Plains Exploration isn't much better. In its favor, it has assets in the highly productive Eagle Ford. It also has producing assets on the west coast, where gasoline and diesel are most expensive. Too bad it isn't in the more profitable refining industry.
I dove into Freeport's latest earnings call to see if I could make some sense of this huge merger. Freeport-McMoRan President and CEO Richard C. Adkerson mentioned that Freeport has been on the lookout for possible acquisitions in the mining business, but couldn't find any. If both acquisitions complete as expected, the company's operations will shift from about 30% in North America to about 50%. A majority allocation in North America should help maintain Freeport's investment grade credit rating. The company is going to need that rating to finance the $20 billion of debt it expects to incur during the merger.

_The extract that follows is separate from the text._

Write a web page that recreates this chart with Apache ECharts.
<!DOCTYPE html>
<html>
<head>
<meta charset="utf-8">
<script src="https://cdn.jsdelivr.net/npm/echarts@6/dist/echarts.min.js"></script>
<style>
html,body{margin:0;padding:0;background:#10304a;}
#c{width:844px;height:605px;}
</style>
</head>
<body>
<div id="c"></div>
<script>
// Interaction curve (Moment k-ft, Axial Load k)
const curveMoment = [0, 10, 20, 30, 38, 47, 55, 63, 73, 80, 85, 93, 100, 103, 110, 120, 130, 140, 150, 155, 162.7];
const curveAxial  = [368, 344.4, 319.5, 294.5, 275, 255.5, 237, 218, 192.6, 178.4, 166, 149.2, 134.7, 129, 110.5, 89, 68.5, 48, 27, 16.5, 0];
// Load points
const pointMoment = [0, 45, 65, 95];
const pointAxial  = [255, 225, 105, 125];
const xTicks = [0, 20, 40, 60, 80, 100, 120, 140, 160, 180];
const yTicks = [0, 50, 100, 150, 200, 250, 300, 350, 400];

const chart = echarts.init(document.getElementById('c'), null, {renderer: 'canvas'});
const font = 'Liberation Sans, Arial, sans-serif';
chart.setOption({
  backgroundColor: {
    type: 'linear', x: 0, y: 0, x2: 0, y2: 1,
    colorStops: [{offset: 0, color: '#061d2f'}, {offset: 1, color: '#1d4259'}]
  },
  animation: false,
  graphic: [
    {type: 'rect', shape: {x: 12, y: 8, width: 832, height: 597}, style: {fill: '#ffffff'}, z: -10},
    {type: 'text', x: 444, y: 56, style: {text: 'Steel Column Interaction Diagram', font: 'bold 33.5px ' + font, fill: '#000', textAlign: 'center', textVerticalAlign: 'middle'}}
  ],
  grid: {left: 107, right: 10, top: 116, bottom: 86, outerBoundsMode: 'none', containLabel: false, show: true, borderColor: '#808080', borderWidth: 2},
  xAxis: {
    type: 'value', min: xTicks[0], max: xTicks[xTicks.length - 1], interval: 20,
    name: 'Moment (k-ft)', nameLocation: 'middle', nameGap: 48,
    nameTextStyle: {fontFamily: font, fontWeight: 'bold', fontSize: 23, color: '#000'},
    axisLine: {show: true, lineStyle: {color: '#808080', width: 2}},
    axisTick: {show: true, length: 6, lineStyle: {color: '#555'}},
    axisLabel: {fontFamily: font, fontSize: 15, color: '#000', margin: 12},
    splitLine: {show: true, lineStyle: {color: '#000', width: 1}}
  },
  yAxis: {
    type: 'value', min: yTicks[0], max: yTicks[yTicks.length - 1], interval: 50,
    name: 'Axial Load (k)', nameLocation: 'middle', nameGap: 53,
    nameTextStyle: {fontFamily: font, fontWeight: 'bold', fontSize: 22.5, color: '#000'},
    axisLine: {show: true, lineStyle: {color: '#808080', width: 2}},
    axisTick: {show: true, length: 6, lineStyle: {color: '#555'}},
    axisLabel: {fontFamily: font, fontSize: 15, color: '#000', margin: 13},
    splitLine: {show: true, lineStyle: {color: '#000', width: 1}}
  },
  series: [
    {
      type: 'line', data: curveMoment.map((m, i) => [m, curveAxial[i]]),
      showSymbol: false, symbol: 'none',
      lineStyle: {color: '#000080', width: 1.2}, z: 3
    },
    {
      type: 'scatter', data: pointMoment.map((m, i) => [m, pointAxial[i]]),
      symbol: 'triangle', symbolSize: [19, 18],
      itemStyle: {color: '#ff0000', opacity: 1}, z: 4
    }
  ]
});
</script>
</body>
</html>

I might kick myself for doing so later, but I'm going to hold off on starting a long position with this otherwise very attractive company until after the acquisitions. They are expecting them to be completed during the second quarter of 2013.
That brings us to Newmont. Richard O'Brien has recently retired and Gary Goldberg has taken over as CEO. The company's CFO, Russell Ball is leaving as well. Other than the recent leadership shake up, I can't find a good reason not to invest in Newmont that isn't related to the price of gold.

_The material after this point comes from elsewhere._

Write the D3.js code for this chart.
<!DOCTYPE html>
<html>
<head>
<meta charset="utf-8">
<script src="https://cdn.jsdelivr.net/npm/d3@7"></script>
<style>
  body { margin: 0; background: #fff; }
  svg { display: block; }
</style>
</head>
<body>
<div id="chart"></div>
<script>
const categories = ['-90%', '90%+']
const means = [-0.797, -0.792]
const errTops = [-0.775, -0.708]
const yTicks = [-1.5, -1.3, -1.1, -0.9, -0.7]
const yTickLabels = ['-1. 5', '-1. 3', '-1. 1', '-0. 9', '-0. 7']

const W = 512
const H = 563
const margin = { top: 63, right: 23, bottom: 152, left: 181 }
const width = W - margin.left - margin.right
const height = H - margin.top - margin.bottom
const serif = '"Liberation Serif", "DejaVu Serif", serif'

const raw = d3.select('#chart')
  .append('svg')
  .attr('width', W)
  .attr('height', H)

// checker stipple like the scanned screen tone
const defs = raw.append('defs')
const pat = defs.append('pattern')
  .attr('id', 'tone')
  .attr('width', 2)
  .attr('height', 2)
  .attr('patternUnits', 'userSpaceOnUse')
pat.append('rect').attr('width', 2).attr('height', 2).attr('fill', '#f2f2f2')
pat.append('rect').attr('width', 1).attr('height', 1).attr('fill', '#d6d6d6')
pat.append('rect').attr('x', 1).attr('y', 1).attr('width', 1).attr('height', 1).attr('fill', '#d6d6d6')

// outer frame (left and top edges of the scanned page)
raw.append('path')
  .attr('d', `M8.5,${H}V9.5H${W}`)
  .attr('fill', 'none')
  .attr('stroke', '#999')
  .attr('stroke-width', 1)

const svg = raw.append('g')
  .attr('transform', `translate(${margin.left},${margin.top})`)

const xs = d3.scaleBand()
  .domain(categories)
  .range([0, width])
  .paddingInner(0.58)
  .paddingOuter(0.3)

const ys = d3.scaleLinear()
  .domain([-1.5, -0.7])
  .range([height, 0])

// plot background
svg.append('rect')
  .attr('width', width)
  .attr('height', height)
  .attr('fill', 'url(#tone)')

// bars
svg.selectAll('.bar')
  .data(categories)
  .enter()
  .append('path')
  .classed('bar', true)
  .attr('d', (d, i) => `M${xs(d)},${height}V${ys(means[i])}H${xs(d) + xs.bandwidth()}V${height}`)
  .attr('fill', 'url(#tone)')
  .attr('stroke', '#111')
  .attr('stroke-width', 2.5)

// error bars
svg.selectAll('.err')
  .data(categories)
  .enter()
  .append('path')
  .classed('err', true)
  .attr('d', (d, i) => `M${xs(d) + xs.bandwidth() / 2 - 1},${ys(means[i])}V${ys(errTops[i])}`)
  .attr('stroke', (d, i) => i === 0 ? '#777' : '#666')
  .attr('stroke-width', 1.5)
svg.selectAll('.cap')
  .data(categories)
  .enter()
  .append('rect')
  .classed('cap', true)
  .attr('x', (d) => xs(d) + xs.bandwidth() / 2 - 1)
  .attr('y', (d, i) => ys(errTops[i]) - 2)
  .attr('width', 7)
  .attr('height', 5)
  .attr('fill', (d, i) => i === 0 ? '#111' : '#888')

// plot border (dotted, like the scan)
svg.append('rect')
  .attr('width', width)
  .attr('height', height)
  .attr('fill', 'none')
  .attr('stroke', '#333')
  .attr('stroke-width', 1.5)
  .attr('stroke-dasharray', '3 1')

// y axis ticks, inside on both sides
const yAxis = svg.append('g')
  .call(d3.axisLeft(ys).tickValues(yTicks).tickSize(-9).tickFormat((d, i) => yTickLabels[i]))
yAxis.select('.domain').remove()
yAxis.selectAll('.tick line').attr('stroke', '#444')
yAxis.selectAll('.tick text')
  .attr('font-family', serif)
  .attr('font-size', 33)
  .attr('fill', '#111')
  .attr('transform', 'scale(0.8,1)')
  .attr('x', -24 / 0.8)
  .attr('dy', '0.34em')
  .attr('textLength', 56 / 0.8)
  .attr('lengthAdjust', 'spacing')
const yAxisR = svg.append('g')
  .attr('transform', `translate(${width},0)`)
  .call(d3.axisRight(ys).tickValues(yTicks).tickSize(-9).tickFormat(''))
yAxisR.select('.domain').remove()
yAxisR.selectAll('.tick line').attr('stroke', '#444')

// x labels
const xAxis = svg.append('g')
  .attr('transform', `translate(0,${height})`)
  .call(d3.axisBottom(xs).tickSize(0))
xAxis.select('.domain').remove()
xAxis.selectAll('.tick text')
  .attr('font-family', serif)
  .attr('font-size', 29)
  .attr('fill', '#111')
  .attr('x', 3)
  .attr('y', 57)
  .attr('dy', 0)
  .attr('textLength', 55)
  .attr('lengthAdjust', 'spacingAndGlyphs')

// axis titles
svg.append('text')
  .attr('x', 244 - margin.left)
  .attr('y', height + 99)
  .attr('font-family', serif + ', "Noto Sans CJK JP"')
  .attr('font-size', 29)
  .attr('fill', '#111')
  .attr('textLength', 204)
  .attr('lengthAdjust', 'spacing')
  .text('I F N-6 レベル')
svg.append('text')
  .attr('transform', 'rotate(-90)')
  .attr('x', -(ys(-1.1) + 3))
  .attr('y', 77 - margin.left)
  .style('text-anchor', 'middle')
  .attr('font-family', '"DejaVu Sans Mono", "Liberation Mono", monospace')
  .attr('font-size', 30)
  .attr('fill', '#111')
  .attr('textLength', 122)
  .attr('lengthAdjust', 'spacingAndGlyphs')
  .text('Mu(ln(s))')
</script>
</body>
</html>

The company's five year average net income of about $1 billion is enough to pay off its total long-term debt in a little over 6 years. That's higher than I like, but going back to 1979, this is as high as it has ever been. During Newmont's latest earnings call, Goldberg reiterated several times that he intends to reduce capital spending. Given the company's wonderfully boring history of steady returns to its investors, I might be adding Newmont to my portfolio soon.
Last up is Vale SA; the enormous mining operation had an incredible run over the past few years, right up until the last half of 2012. The above tables contain numbers that only run up to Q3 2012. The company has enormous assets around the globe, but its debt compared to TTM net income is a concern. Vale's Brazilian nationality and income volatility doesn't leave me feeling secure. Its current undervalued state could be a tremendous opportunity to get in if you missed the incredible run-up over the past several years. Personally, I can't stomach Vale's earnings roller coaster, but I might ride the Newmont mule up its next mountain.
I'll bet there are heaps of commodities traders that would love to tell me none of the above matters because the Chinese Politburo has a billion tons of molybdenum stashed under their mattresses. Let the discussion begin.